In the same way, enter =CHOOSE(WEEKDAY(A2,1),"Su","Mo","Tu","We","Th","Fr","Sa") into Range B2:B32.

Adjust the width of both of these columns and set the alignment to suit.

You should have something like this.

And now for the details. Long descriptions take up space, so let’s use numbers instead. Keep in mind that longer tasks won’t be completed in 15 minutes, and recurring tasks will be duplicated so that’s going to cut down the number of tasks in total. With any luck, we can keep things within double digits.

Start times allotted for the 15 minute intervals go in Row 1. Adjust the Orientation to 90 degrees. “h:mm” is a suitable format.

The task descriptions that match the numbers can go on the right. But note the numbers to their left to perform a lookup.

Important: adjust the following ranges to suit your requirements. Use Named Ranges if you prefer.

Enter formulas to add up the time.

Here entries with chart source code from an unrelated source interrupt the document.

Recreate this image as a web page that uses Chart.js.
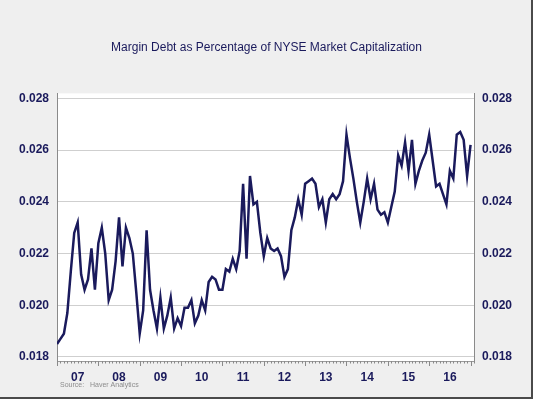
<!DOCTYPE html>
<html>
<head>
<meta charset="utf-8">
<script src="https://cdn.jsdelivr.net/npm/chart.js@4"></script>
<style>
  html, body { margin: 0; padding: 0; background: #efefef; }
  #chart { display: block; }
</style>
</head>
<body>
<canvas id="chart" width="533" height="399"></canvas>
<script>
// monthly margin debt / NYSE market cap, Jan 2007 .. Jan 2017
const startYear = 2007;
const marginDebt = [
  0.0185, 0.0187, 0.0189, 0.0197, 0.0213, 0.0228, 0.0232, 0.0212, 0.0206, 0.0210, 0.0222, 0.0206,
  0.0224, 0.0230, 0.0220, 0.0202, 0.0206, 0.0217, 0.0234, 0.0215, 0.0230, 0.0226, 0.0220, 0.0205,
  0.0189, 0.0198, 0.0229, 0.0206, 0.0198, 0.0191, 0.0203, 0.0191, 0.0196, 0.0203, 0.0191, 0.0195,
  0.0192, 0.0199, 0.0199, 0.0202, 0.0193, 0.0196, 0.0202, 0.0198, 0.0209, 0.0211, 0.0210, 0.0206,
  0.0206, 0.0214, 0.0213, 0.0218, 0.0214, 0.0221, 0.0247, 0.0218, 0.0250, 0.0239, 0.0240, 0.0228,
  0.0219, 0.0226, 0.0222, 0.0221, 0.0222, 0.0219, 0.0211, 0.0214, 0.0229, 0.0234, 0.0241, 0.0235,
  0.0247, 0.0248, 0.0249, 0.0247, 0.0238, 0.0241, 0.0232, 0.0241, 0.0243, 0.0241, 0.0243, 0.0248,
  0.0266, 0.0257, 0.0249, 0.0240, 0.0232, 0.0240, 0.0249, 0.0241, 0.0247, 0.0237, 0.0235, 0.0236,
  0.0232, 0.0238, 0.0244, 0.0258, 0.0254, 0.0263, 0.0252, 0.0264, 0.0247, 0.0252, 0.0256, 0.0259,
  0.0266, 0.0256, 0.0246, 0.0247, 0.0243, 0.0239, 0.0252, 0.0249, 0.0266, 0.0267, 0.0264, 0.0250,
  0.0262
];
const yearLabels = ['07', '08', '09', '10', '11', '12', '13', '14', '15', '16'];
const yTicks = [0.018, 0.020, 0.022, 0.024, 0.026, 0.028];

const navy = '#1a1a5c';
const points = marginDebt.map((v, i) => ({ x: i, y: v }));

// white plot box, month ticks under the axis, source note, outer frame
const frame = {
  id: 'frame',
  beforeDraw(chart) {
    const { ctx, chartArea: a } = chart;
    ctx.save();
    ctx.fillStyle = '#efefef';
    ctx.fillRect(0, 0, chart.width, chart.height);
    ctx.fillStyle = '#ffffff';
    ctx.fillRect(a.left, a.top, a.right - a.left, a.bottom - a.top);
    ctx.restore();
  },
  afterDraw(chart) {
    const { ctx, chartArea: a } = chart;
    const xs = chart.scales.x;
    ctx.save();
    ctx.strokeStyle = '#8a8a8a';
    ctx.lineWidth = 1;
    ctx.beginPath();
    for (let m = 0; m <= 121; m++) {
      const px = Math.round(xs.getPixelForValue(m)) + 0.5;
      const len = m % 12 === 0 ? 5 : 2.5;
      ctx.moveTo(px, a.bottom);
      ctx.lineTo(px, a.bottom + len);
    }
    ctx.stroke();

    ctx.fillStyle = '#8c8c8c';
    ctx.font = '7px "Liberation Sans", Arial, sans-serif';
    ctx.textBaseline = 'middle';
    ctx.fillText('Source:', 60, 385);
    ctx.fillText('Haver Analytics', 90, 385);

    ctx.strokeStyle = '#4a4a4a';
    ctx.lineWidth = 2;
    ctx.beginPath();
    ctx.moveTo(chart.width - 1, 0);
    ctx.lineTo(chart.width - 1, chart.height - 1);
    ctx.lineTo(0, chart.height - 1);
    ctx.stroke();
    ctx.restore();
  }
};

const tickFont = { family: '"Liberation Sans", Arial, sans-serif', size: 12, weight: 'bold' };
const setYTicks = (s) => { s.ticks = yTicks.map(v => ({ value: v })); };

new Chart(document.getElementById('chart'), {
  type: 'line',
  data: {
    datasets: [{
      data: points,
      borderColor: navy,
      borderWidth: 2.5,
      pointRadius: 0,
      tension: 0,
      yAxisID: 'y'
    }]
  },
  options: {
    responsive: false,
    animation: false,
    layout: { padding: 0 },
    plugins: {
      legend: { display: false },
      tooltip: { enabled: false },
      title: {
        display: true,
        text: 'Margin Debt as Percentage of NYSE Market Capitalization',
        color: navy,
        font: { family: '"Liberation Sans", Arial, sans-serif', size: 12, weight: 'normal' },
        padding: { top: 40, bottom: 39 }
      }
    },
    scales: {
      x: {
        type: 'linear',
        min: 0,
        max: 121,
        afterBuildTicks: (s) => { s.ticks = yearLabels.map((l, i) => ({ value: i * 12 + 6 })); },
        afterFit: (s) => { s.height = 38; },
        grid: { display: false },
        border: { display: true, color: '#9a9a9a' },
        ticks: {
          autoSkip: false,
          maxRotation: 0,
          padding: 1,
          color: navy,
          font: tickFont,
          callback: (v, i) => yearLabels[i]
        }
      },
      y: {
        position: 'left',
        min: 0.017845,
        max: 0.028195,
        afterBuildTicks: setYTicks,
        afterFit: (s) => { s.width = 57; },
        grid: { color: '#cfcfcf', drawTicks: false },
        border: { display: true, color: '#8a8a8a' },
        ticks: { padding: 8, color: navy, font: tickFont, callback: (v) => v.toFixed(3) }
      },
      y2: {
        position: 'right',
        min: 0.017845,
        max: 0.028195,
        afterBuildTicks: setYTicks,
        afterFit: (s) => { s.width = 59; },
        grid: { display: false, drawTicks: false },
        border: { display: true, color: '#8a8a8a' },
        ticks: { padding: 8, color: navy, font: tickFont, callback: (v) => v.toFixed(3) }
      }
    }
  },
  plugins: [frame]
});
</script>
</body>
</html>
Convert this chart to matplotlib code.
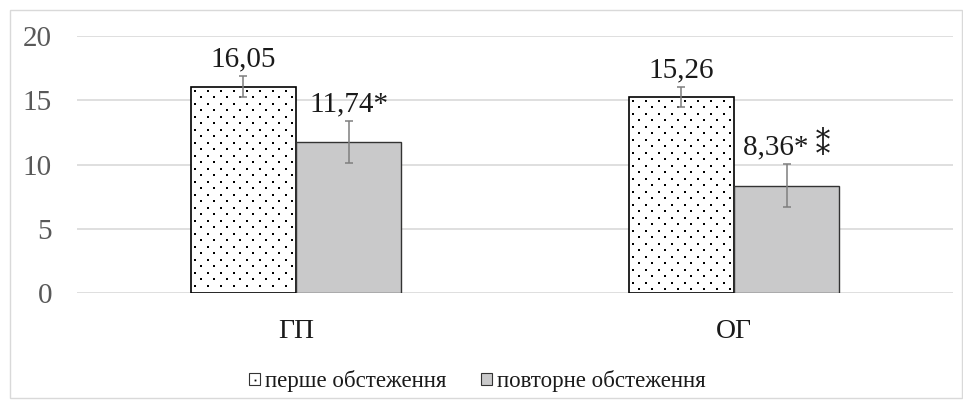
import numpy as np
import matplotlib.pyplot as plt
from matplotlib.patches import Rectangle, Patch
from matplotlib.lines import Line2D
from matplotlib.legend_handler import HandlerTuple

# data
groups = ["ГП", "ОГ"]
first_exam = [16.05, 15.26]
second_exam = [11.74, 8.36]
first_err = [0.8, 0.75]
second_err = [1.65, 1.7]
first_labels = ["16,05", "15,26"]
second_labels = ["11,74*", "8,36* \u2051"]
series_names = ["перше обстеження", "повторне обстеження"]

plt.rcParams['font.family'] = ['Liberation Serif', 'DejaVu Serif', 'DejaVu Sans']

fig = plt.figure(figsize=(9.63, 4.0), dpi=100)
ax = fig.add_axes([0.08, 0.2675, 0.9096, 0.6425])

x = np.arange(len(groups))
w = 0.24

b1 = ax.bar(x - w / 2, first_exam, w, color="white", edgecolor="black",
            linewidth=1.2, zorder=3)
b2 = ax.bar(x + w / 2, second_exam, w, color="#c9c9ca", edgecolor="#333333",
            linewidth=1.0, zorder=3)

ax.errorbar(x - w / 2, first_exam, yerr=first_err, fmt="none", ecolor="#7f7f7f",
            elinewidth=1.1, capsize=3, capthick=1.1, zorder=5)
ax.errorbar(x + w / 2, second_exam, yerr=second_err, fmt="none", ecolor="#7f7f7f",
            elinewidth=1.1, capsize=3, capthick=1.1, zorder=5)

for i in range(len(groups)):
    ax.annotate(first_labels[i], (x[i] - w / 2, first_exam[i] + first_err[i]),
                xytext=(0, 7), textcoords="offset points", ha="center", va="baseline",
                fontsize=21, color="#1a1a1a")
    ax.annotate(second_labels[i], (x[i] + w / 2, second_exam[i] + second_err[i]),
                xytext=(0, 7), textcoords="offset points", ha="center", va="baseline",
                fontsize=21, color="#1a1a1a")

ax.set_xlim(-0.5, 1.5)
ax.set_ylim(0, 20)
ax.set_yticks([0, 5, 10, 15, 20])
ax.set_xticks(x)
ax.set_xticklabels(groups, fontsize=20, color="#1a1a1a")
ax.tick_params(axis="y", labelsize=21, labelcolor="#595959", length=0, pad=18)
ax.tick_params(axis="x", length=0, pad=19)
ax.grid(axis="y", color="#d9d9d9", linewidth=1.2, zorder=0)
for s in ax.spines.values():
    s.set_visible(False)

# dotted fill of the first series, spread over each bar's own extent
for bar in b1:
    (px0, py0), (px1, py1) = ax.transData.transform(
        [(bar.get_x(), 0), (bar.get_x() + bar.get_width(), bar.get_height())])
    pts = []
    row = 0
    yy = py1 - 4
    while yy > py0 + 1:
        xx = px0 + 4 + (6.5 if row % 2 else 0)
        while xx < px1 - 1.5:
            pts.append((xx, yy))
            xx += 13
        yy -= 6.5
        row += 1
    pts = ax.transData.inverted().transform(np.array(pts))
    ax.scatter(pts[:, 0], pts[:, 1], s=0.9, marker="s", color="black",
               linewidths=0, zorder=4)

# legend handles: white square with one dot, grey square
h1 = (Patch(facecolor="white", edgecolor="#333333", linewidth=0.8),
      Line2D([], [], linestyle="none", marker="s", markersize=1.3,
             markerfacecolor="black", markeredgewidth=0))
h2 = Patch(facecolor="#c9c9ca", edgecolor="#333333", linewidth=0.8)
fig.legend(handles=[h1, h2], labels=series_names, loc="center",
           bbox_to_anchor=(0.496, 0.0475), ncol=2, frameon=False, fontsize=16.5,
           handlelength=0.45, handleheight=0.45, handletextpad=0.25,
           columnspacing=1.5, labelcolor="#1a1a1a",
           handler_map={tuple: HandlerTuple(ndivide=1, pad=0)})

fig.patches.append(Rectangle((10 / 963, 2 / 400), 952 / 963, 388 / 400,
                             transform=fig.transFigure, fill=False,
                             edgecolor="#d9d9d9", linewidth=1.0))

fig.savefig("out.png", dpi=100)
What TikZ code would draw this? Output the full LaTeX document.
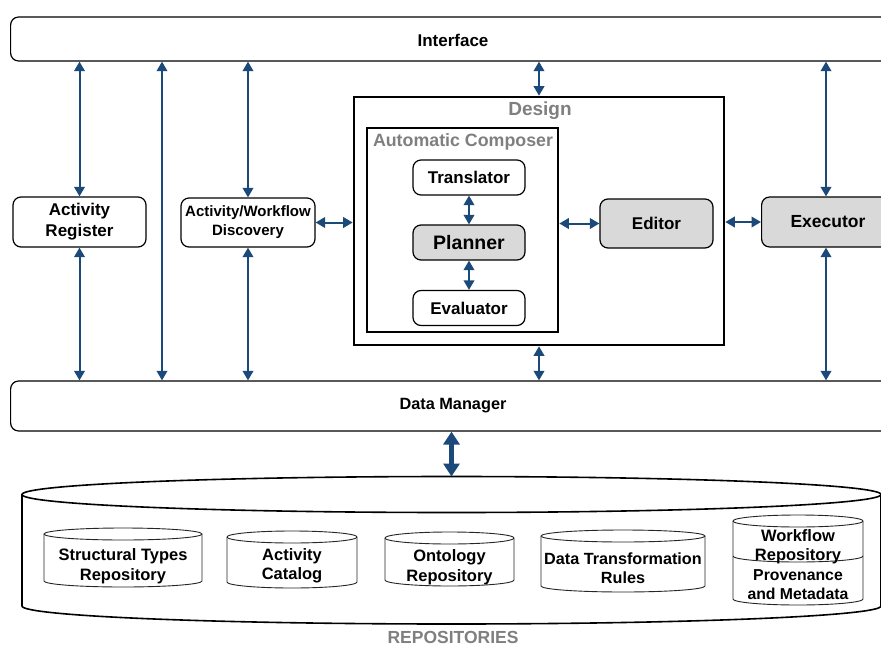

Type the following formula into Cell AI2, and drag down to the end of your list.

=IF(COUNTIF($C$2:$AE$32,AG2)=0,"",COUNTIF($C$2:$AE$32,AG2)/4)

You should have something like this.

You can freeze the first row if the number of tasks exceed the number of visible rows on your screen. (View Tab, Windows Group, Freeze Panes, Freeze Top Row)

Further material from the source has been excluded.